Tuesday, 23 April 2013

Does the State determine our ethics and our morality?

For many of us, the crux of the 'gay marriage' debate has little to do with the rights of homosexuals, but concerns the much more interesting and significant philosophical (and theological) question of the legitimacy of the attempted imposition on its citizens of a State ideology of equality, something which will be taught to children in government- funded (i.e. taxpayer- funded) state schools, regardless of parental wishes or religious tradition.  It's curious how secular thought  in the 'democratic' West has come to demand similar control over the minds and actions of children as did the totalitarian regimes of left and right of the last century.

Read this article: it's very instructive:
...the [French] Minister of Education, Vincent Peillon, has specified that “the goal of the secular morality is to remove all family, ethnic, social and intellectual determinisms from the pupil” to “allow each pupil to be liberated,” because “the goal of the Republican education system has always been to produce a free individual”.  In the same way, the Minister of Justice, Christiane Taubira has declared to the Assembly that “in our values, education aims to relieve pupils of social and religious determinisms and make them free citizens”....
'free,' that is to think and do what the State considers appropriate...

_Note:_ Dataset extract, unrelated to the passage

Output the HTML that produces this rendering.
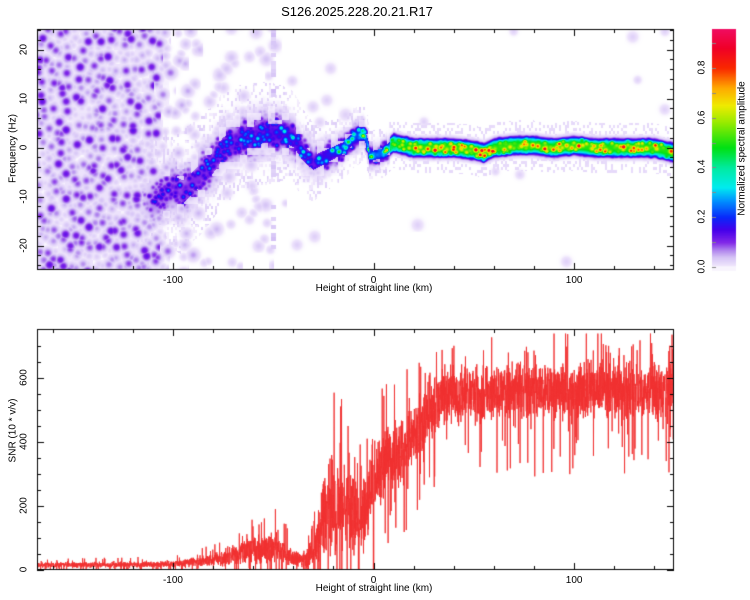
<!DOCTYPE html>
<html><head><meta charset="utf-8">
<style>
html,body{margin:0;padding:0;background:#fff;}
#wrap{position:relative;width:750px;height:600px;font-family:"Liberation Sans",sans-serif;color:#000;overflow:hidden;}
canvas{position:absolute;left:0;top:0;}
.t{position:absolute;font-size:10px;white-space:nowrap;}
</style></head><body>
<div id="wrap">
<canvas id="cv" width="750" height="600"></canvas>
<div class="t" style="left:0;width:714px;top:4px;text-align:center;font-size:13px;">S126.2025.228.20.21.R17</div>
<div class="t" style="left:256px;width:236px;top:283px;text-align:center;">Height of straight line (km)</div>
<div class="t" style="left:256px;width:236px;top:583px;text-align:center;">Height of straight line (km)</div>
<div class="t" style="left:-37px;top:143px;width:100px;text-align:center;transform:rotate(-90deg);">Frequency (Hz)</div>
<div class="t" style="left:-37px;top:425px;width:100px;text-align:center;transform:rotate(-90deg);">SNR (10 * v/v)</div>
<div class="t" style="left:667px;top:143px;width:150px;text-align:center;transform:rotate(-90deg);">Normalized spectral amplitude</div>
<div id="labels"></div>
</div>
<script>
// ---- data ----
var ridgeKm  = [-170,-118,-110,-100,-95,-90,-85,-80,-75,-70,-65,-60,-55,-50,-45,-40,-35,-30,-25,-20,-15,-10,-5,-3,-2,0,5,10,15,20,30,40,50,55,60,70,80,90,100,110,140,150];
var ridgeHz  = [-10,-11,-11,-8,-9,-7,-5,-3,0,1,2,2,3,3,3,2,-1,-3,-2,-1,0,2,3,1,-1.5,-1.5,-1,1,0.5,0,0,0,-0.5,-1,0,0.5,0.5,0,0.5,0,0,-1];
var ridgeAmp = [0,0,0.18,0.22,0.23,0.24,0.25,0.26,0.27,0.28,0.3,0.3,0.32,0.34,0.35,0.35,0.32,0.3,0.38,0.42,0.46,0.5,0.55,0.55,0.55,0.55,0.6,0.68,0.72,0.78,0.8,0.8,0.8,0.8,0.8,0.8,0.8,0.8,0.8,0.8,0.8,0.8];
var ridgeWidth=[4,4,4,4,4,3.8,3.8,3.6,3.6,3.5,3.5,3.5,3.3,3.2,3,3,2.8,2.5,2.3,2.1,2,1.9,1.8,1.8,1.6,1.6,1.6,1.6,1.6,1.6,1.6,1.6,1.6,1.6,1.6,1.6,1.6,1.6,1.6,1.6,1.6,1.6];
var noiseKm  = [-170,-120,-110,-100,-90,-80,-60,-50,-40,-20,0,150];
var noiseLevel=[1,1,0.85,0.4,0.25,0.15,0.1,0.12,0.05,0.02,0.01,0.01];
var snrKm    = [-170,-100,-90,-80,-70,-60,-50,-45,-40,-35,-30,-25,-20,-15,-10,-5,0,5,10,15,20,25,30,40,50,60,80,100,120,150];
var snrMean  = [15,18,25,30,45,60,70,60,35,30,50,170,210,200,190,180,290,330,360,370,420,470,520,550,550,560,560,560,560,560];
var snrSpread= [10,12,18,25,35,55,65,55,35,35,60,170,190,170,170,170,150,130,130,120,120,120,110,110,110,110,110,110,110,110];
var xTicks=[-100,0,100], snrTicks=[0,200,400,600], hzTicks=[-20,-10,0,10,20], cbTicks=[0,0.2,0.4,0.6,0.8];

// ---- geometry ----
var P1={l:37,r:674,t:29,b:270}, P2={l:37,r:674,t:329,b:570};
var X0=-167.8,X1=149.8;
function xs(k,P){return P.l+(k-X0)/(X1-X0)*(P.r-P.l);}
function hzY(h){return 147.5-h*4.9;}
function snrY(v){return 570-v*0.3195;}
function cbY(v){return 267-v*249;}
function interp(ax,ay,x){if(x<=ax[0])return ay[0];for(var i=1;i<ax.length;i++){if(x<=ax[i]){var f=(x-ax[i-1])/(ax[i]-ax[i-1]);return ay[i-1]+f*(ay[i]-ay[i-1]);}}return ay[ay.length-1];}
function hash(a,b){var h=(a*374761393+b*668265263)|0;h=(h^(h>>>13))*1274126177|0;h=h^(h>>>16);return (h>>>0)/4294967296;}

var stops=[[0,255,255,255],[0.008,238,228,252],[0.04,214,196,246],[0.07,175,130,238],[0.1,130,40,232],[0.15,70,0,235],[0.2,10,40,250],[0.27,0,150,255],[0.32,0,235,240],[0.4,0,235,160],[0.48,0,225,20],[0.58,150,235,0],[0.65,240,235,0],[0.72,255,170,0],[0.8,250,40,0],[0.88,240,0,40],[1,240,20,130]];
function cmap(v){if(v<=0)return [255,255,255];if(v>=1)v=1;for(var i=1;i<stops.length;i++){if(v<=stops[i][0]){var a=stops[i-1],b=stops[i],f=(v-a[0])/(b[0]-a[0]);return [a[1]+f*(b[1]-a[1]),a[2]+f*(b[2]-a[2]),a[3]+f*(b[3]-a[3])];}}return [240,20,130];}

var cv=document.getElementById('cv'),ctx=cv.getContext('2d');
// ---- spectrogram ----
(function(){
 var W=P1.r-P1.l,H=P1.b-P1.t,img=ctx.createImageData(W,H),C=7,Cr=4;
 for(var px=0;px<W;px++){
  var km=X0+(px+0.5)/W*(X1-X0);
  var rf=interp(ridgeKm,ridgeHz,km),ra=interp(ridgeKm,ridgeAmp,km),rw=interp(ridgeKm,ridgeWidth,km),nl=interp(noiseKm,noiseLevel,km);
  var ry=hzY(rf)-P1.t;
  for(var py=0;py<H;py++){
   var X=px,Y=py,sp=0,bm=0;
   var gx=Math.floor(X/C),gy=Math.floor(Y/C);
   for(var dx=-1;dx<=1;dx++)for(var dy=-1;dy<=1;dy++){
    var cx=gx+dx,cy=gy+dy,h1=hash(cx,cy),h2=hash(cy+999,cx),h3=hash(cx+77,cy+31);
    var bx=(cx+h1)*C,by=(cy+h2)*C,d2=(X-bx)*(X-bx)+(Y-by)*(Y-by);
    var e=Math.exp(-d2/(8+16*h3));
    var pres=hash(cx*3+1,cy*7+2);
    if(pres<nl) sp=Math.max(sp,e*(0.025+0.11*h3*h3*Math.min(1,nl*1.3)));
   }
   if(nl>0.5) sp=Math.max(sp,0.012*hash(gx+400,gy)*(nl));
   var qx=Math.floor(X/Cr),qy=Math.floor(Y/Cr);
   for(var dx=-1;dx<=1;dx++)for(var dy=-1;dy<=1;dy++){
    var cx=qx+dx,cy=qy+dy,h1=hash(cx+3,cy+8),h2=hash(cy+55,cx+1),h3=hash(cx+11,cy+2);
    var bx=(cx+h1)*Cr,by=(cy+h2)*Cr,d2=(X-bx)*(X-bx)+(Y-by)*(Y-by);
    bm=Math.max(bm,Math.exp(-d2/5)*h3*h3);
   }
   if(Math.abs(km+50)<1.2 && hash(py>>2,5)<0.35) sp=Math.max(sp,0.02+0.03*hash(py>>2,9));
   var d=Math.abs((py-ry)/4.9)/rw;
   var rv=0;
   if(ra>0){
    rv=ra*Math.exp(-Math.pow(d,ra>0.65?3:2));
    var mod=ra>0.65?(0.62+0.6*bm):(0.4+0.9*bm);
    rv*=mod;
    if(d>0.7 && d<3.2){var w=hash(Math.floor(X/2),Math.floor(Y/3)+300);if(w<0.3)rv=Math.max(rv,0.015+0.05*w*(ra>0.65?0.3:1));}
    if(ra<0.65 && d>0.6) rv*= (hash(gx,gy+50)<0.6?1:0.3);
   }
   var v=Math.max(rv,sp);
   var c=cmap(v),o=(py*W+px)*4;
   img.data[o]=c[0];img.data[o+1]=c[1];img.data[o+2]=c[2];img.data[o+3]=255;
  }
 }
 ctx.putImageData(img,P1.l,P1.t);
})();
// ---- colorbar ----
for(var y=29;y<=270;y++){var v=(267-y)/249;var c=cmap(Math.max(v,0.003));ctx.fillStyle='rgb('+(c[0]|0)+','+(c[1]|0)+','+(c[2]|0)+')';ctx.fillRect(712,y,24,1);}

// ---- SNR line ----
ctx.save();ctx.beginPath();ctx.rect(P2.l,P2.t,P2.r-P2.l,P2.b-P2.t);ctx.clip();
ctx.strokeStyle='#f03030';ctx.lineWidth=0.9;ctx.beginPath();
var N=4200;
for(var i=0;i<=N;i++){
 var km=X0+i/N*(X1-X0),m=interp(snrKm,snrMean,km),s=interp(snrKm,snrSpread,km);
 var r=hash(i,17)-0.5,r2=hash(i,91);
 var val=m+s*1.5*r*(0.5+0.8*r2);
 if(r2>0.9) val+= (hash(i,5)>0.45?(km>20?0.75:1.1):-1.5)*s;
 val=Math.max(0,Math.min(740,val));
 var X=xs(km,P2),Y=snrY(val);
 if(i==0)ctx.moveTo(X,Y);else ctx.lineTo(X,Y);
}
ctx.stroke();ctx.restore();

// ---- axes ----
ctx.strokeStyle='#000';ctx.lineWidth=1;
function frame(P){ctx.strokeRect(P.l+0.5,P.t+0.5,P.r-P.l-1,P.b-P.t-1);
 ctx.beginPath();
 for(var k=-160;k<=140;k+=20){var x=Math.round(xs(k,P))+0.5,L=(k%100==0)?7:4;ctx.moveTo(x,P.b);ctx.lineTo(x,P.b-L);ctx.moveTo(x,P.t);ctx.lineTo(x,P.t+L);}
 ctx.stroke();}
frame(P1);frame(P2);
ctx.beginPath();
for(var h=-24;h<=24;h+=2){var y=Math.round(hzY(h))+0.5,L=(h%10==0)?7:4;ctx.moveTo(P1.l,y);ctx.lineTo(P1.l+L,y);ctx.moveTo(P1.r,y);ctx.lineTo(P1.r-L,y);}
for(var s=0;s<=740;s+=50){var y=Math.round(snrY(s))+0.5,L=(s%200==0)?7:4;ctx.moveTo(P2.l,y);ctx.lineTo(P2.l+L,y);ctx.moveTo(P2.r,y);ctx.lineTo(P2.r-L,y);}
ctx.stroke();
ctx.strokeStyle='#888';ctx.beginPath();
for(var v=0;v<=0.95;v+=0.1){var y=Math.round(cbY(v))+0.5;ctx.moveTo(712,y);ctx.lineTo(716,y);}
ctx.stroke();

// ---- labels ----
var lab=document.getElementById('labels');
function addLabel(txt,x,y,rot,name){var d=document.createElement('div');d.className='t';d.textContent=txt;
 
 
 d.style.width='40px';d.style.textAlign='center';d.style.left=(x-20)+'px';d.style.top=(y-6)+'px';if(rot)d.style.transform='rotate(-90deg)';lab.appendChild(d);}
xTicks.forEach(function(k){addLabel(String(k),xs(k,P1),281,false,'top-x-tick-label');addLabel(String(k),xs(k,P2),581,false,'bottom-x-tick-label');});
hzTicks.forEach(function(h){addLabel(String(h),24,hzY(h),true,'y-tick-label-hz');});
snrTicks.forEach(function(s){addLabel(String(s),24,snrY(s),true,'y-tick-label-snr');});
cbTicks.forEach(function(v){addLabel(v.toFixed(1),702,cbY(v),true,'colorbar-tick-label');});
</script>
</body></html>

To be nostalgic for a moment, if only there were (as someone reportedly once said'no such thing as society,' individuals and families would be free to follow the voice of conscience untrammelled by the diktats of a state-sponsored post-modernism which, while denying the very concept of truth, paradoxically and risibly tries to impose its own version of it.

1 comment:

  1. 'Free' is doubtless being used here in its Newspeak sense.